# Mixing Ferts



## lildark185 (Jul 7, 2006)

I currently use the Seachem line of fertilizers and was wondering if I could mix them, say NPK, in a smaller container of water before adding to the tank? Will mixing any of the ferts together change the chemical properties of the ferts, rendering them useless or make them less effective?


----------



## bradac56 (May 9, 2007)

You can't mix the micro and macro's (regular flourish and Excel) together but I don't
think you would hurt anything by adding the Iron and others together.

But if your wanting to do that it would be better and cheaper to by dry ferts and
mix ether the PPS-Pro or EI systems your self.

- Brad


----------



## imeridian (Jan 17, 2007)

You can mix macros together (NPK) just fine, but you cannot mix your micros with your macros.

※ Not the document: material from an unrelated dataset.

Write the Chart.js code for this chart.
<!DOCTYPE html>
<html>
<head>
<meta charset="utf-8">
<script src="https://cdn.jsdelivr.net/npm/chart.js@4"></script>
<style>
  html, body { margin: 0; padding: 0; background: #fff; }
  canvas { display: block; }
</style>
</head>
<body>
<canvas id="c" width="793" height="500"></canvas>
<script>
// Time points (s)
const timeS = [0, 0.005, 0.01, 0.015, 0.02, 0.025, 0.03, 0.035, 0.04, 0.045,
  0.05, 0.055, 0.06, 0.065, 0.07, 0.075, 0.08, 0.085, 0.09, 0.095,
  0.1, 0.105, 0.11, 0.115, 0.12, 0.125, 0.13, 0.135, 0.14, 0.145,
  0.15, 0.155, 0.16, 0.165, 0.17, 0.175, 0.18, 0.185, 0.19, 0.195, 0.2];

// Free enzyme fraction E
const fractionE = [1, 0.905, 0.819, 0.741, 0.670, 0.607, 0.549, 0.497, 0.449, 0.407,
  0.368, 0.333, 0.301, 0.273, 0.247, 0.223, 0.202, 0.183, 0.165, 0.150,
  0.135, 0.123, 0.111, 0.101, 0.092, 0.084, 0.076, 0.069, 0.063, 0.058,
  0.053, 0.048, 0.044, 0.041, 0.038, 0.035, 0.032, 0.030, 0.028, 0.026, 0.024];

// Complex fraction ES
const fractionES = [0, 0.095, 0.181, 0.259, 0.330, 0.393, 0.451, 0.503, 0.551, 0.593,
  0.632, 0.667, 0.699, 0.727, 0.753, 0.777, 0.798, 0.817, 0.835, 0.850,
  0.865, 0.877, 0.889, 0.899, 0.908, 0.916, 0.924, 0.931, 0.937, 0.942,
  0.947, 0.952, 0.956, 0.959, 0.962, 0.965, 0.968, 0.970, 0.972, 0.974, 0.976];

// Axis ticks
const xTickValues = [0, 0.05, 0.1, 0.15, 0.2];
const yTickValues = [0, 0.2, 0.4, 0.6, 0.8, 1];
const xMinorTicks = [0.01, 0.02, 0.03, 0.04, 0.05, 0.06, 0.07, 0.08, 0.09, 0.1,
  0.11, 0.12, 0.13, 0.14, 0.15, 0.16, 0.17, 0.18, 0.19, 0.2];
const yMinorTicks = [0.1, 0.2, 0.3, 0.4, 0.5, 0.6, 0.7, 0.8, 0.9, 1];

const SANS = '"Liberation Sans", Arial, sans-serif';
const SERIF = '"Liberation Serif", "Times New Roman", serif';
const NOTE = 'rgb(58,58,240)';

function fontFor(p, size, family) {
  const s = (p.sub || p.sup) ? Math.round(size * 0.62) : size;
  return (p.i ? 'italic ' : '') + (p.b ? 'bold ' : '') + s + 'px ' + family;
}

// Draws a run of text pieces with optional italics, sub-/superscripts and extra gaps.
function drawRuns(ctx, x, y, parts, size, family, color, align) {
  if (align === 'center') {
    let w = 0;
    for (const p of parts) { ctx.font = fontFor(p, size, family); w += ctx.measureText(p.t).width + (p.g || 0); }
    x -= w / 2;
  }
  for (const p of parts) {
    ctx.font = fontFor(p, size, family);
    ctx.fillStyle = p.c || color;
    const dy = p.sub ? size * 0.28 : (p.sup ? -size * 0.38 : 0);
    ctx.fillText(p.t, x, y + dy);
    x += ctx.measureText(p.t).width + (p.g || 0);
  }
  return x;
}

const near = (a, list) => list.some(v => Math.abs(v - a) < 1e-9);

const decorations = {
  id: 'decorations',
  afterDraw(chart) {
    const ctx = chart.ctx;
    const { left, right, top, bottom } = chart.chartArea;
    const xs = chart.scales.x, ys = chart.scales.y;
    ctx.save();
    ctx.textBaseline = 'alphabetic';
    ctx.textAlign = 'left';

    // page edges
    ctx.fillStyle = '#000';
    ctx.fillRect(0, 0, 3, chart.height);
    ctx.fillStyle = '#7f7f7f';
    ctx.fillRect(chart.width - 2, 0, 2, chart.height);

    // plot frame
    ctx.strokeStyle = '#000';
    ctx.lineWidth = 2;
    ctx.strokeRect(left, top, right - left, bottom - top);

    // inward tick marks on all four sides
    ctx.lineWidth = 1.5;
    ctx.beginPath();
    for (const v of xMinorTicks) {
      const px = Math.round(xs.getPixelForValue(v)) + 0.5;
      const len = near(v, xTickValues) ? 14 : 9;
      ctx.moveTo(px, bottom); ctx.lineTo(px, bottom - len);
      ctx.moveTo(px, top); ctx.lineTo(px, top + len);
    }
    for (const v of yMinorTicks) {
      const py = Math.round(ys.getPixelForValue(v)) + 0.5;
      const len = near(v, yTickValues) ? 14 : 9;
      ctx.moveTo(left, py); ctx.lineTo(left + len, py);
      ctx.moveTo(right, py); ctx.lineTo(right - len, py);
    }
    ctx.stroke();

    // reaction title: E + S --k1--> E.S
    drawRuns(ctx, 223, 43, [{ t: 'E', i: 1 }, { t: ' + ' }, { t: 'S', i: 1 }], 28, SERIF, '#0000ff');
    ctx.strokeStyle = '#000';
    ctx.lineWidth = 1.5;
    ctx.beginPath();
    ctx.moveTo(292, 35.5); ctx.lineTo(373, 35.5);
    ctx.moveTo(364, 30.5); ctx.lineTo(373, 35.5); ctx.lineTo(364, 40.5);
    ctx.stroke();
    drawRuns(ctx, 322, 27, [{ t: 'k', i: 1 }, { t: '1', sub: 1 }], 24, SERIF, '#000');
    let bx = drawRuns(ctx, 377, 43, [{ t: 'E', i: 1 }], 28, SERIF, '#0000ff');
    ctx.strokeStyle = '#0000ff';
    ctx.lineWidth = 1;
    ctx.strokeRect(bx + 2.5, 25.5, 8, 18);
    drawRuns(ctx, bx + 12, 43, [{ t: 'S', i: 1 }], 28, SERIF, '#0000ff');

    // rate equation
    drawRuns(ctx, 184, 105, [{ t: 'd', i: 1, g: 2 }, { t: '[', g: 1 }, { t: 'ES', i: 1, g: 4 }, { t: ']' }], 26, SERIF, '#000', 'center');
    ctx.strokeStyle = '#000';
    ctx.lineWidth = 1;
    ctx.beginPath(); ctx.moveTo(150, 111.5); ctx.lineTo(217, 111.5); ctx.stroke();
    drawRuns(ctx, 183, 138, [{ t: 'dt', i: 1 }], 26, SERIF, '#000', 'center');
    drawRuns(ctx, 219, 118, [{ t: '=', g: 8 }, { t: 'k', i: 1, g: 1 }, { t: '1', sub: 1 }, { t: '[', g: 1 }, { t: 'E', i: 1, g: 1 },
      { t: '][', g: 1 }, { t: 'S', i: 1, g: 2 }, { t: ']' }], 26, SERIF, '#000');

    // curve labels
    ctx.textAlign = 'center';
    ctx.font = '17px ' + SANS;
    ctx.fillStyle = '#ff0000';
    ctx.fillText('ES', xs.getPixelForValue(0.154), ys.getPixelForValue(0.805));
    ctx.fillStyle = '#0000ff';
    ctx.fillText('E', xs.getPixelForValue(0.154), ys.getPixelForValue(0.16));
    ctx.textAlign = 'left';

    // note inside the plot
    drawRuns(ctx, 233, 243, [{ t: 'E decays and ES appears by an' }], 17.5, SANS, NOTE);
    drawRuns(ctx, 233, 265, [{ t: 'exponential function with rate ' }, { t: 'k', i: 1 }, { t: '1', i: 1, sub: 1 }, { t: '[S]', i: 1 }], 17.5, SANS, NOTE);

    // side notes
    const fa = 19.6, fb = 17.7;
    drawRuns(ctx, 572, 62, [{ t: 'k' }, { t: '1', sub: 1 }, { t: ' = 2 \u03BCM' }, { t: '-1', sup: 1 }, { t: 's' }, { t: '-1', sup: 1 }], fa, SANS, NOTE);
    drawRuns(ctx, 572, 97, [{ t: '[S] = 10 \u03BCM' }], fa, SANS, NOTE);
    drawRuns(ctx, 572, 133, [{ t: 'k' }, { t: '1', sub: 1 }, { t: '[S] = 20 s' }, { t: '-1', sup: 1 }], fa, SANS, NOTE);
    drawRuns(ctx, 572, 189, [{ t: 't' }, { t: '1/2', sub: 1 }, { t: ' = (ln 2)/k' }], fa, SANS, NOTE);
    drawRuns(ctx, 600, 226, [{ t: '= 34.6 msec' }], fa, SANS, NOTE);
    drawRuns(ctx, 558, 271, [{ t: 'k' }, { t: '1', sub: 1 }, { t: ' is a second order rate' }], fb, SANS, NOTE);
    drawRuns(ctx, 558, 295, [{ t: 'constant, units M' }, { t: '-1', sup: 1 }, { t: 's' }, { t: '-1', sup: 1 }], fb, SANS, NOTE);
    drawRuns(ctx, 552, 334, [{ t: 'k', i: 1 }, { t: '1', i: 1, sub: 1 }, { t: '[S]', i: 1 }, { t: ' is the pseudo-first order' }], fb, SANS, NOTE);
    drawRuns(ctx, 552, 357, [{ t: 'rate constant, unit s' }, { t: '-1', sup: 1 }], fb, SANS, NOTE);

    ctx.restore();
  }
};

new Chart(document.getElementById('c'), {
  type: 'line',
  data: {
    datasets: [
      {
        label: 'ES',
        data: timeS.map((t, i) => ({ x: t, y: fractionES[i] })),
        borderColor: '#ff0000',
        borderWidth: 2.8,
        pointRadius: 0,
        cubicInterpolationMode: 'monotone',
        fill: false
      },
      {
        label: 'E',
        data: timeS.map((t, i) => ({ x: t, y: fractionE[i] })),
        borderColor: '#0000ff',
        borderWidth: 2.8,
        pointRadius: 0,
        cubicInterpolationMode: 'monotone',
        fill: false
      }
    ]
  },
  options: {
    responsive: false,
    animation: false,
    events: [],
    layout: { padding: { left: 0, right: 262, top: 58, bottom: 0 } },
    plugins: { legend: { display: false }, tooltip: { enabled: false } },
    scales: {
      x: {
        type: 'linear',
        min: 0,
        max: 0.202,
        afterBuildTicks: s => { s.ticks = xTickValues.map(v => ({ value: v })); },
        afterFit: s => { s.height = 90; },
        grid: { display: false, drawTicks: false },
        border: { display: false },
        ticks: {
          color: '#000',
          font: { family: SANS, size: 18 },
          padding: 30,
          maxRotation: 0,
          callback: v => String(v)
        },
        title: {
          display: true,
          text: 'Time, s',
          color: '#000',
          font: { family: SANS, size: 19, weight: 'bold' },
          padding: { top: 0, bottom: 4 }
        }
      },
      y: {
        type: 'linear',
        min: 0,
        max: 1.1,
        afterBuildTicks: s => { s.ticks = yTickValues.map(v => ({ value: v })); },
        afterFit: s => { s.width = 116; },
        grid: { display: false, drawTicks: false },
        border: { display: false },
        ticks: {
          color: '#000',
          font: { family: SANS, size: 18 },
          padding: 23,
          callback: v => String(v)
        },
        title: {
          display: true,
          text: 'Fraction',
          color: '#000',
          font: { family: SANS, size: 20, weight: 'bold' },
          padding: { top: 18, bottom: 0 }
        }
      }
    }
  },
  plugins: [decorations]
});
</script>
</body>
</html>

It's the Iron & PO4 coming together that is the main problem, you cannot mix PO4 with anything containing Iron.


----------



## lildark185 (Jul 7, 2006)

Say I wanted to mix dry ferts in a pump bottle, would I be able to mix all the NPK ferts then add the water and have it sit around until the bottle is used up? Could the same work for Micros and Iron as well?


----------



## imeridian (Jan 17, 2007)

Basically, yes. One does need to concern themselves with biological activity in the solutions, RO/DI water or distilled should be used. I prefer to heat the water first to help ensure it's not harboring any organisms.


----------



## lildark185 (Jul 7, 2006)

If distilled water were to be used, would it then be feasible to mix NPK dry ferts and keep them for an extended period in a bottle without loss of potency?


----------



## imeridian (Jan 17, 2007)

I keep my macro solution for about 6-8 weeks, it's fine when prepared with clean water, at least from my experience.


----------



## hoppycalif (Apr 7, 2005)

NPK fertilizers are inorganic salts. Adding those salts to water leaves the water with ions of potassium, nitrate, phosphate, which are not bio-degradable. It is the same as adding table salt to water - the water stays salty forever.


----------



## lildark185 (Jul 7, 2006)

That's a very good way of putting it in layman terms Hoppy. Could the same be said for micros and iron?


----------



## hoppycalif (Apr 7, 2005)

Trace elements are not always inorganic because they usually have chelators in with them. Organic substances are not nearly as stable as inorganic, and strong light does degrade at least some chelators. Iron has to be chelated to be effective as a water column fertilizer, so iron fertilizers aren't going to be very stable as a rule.


----------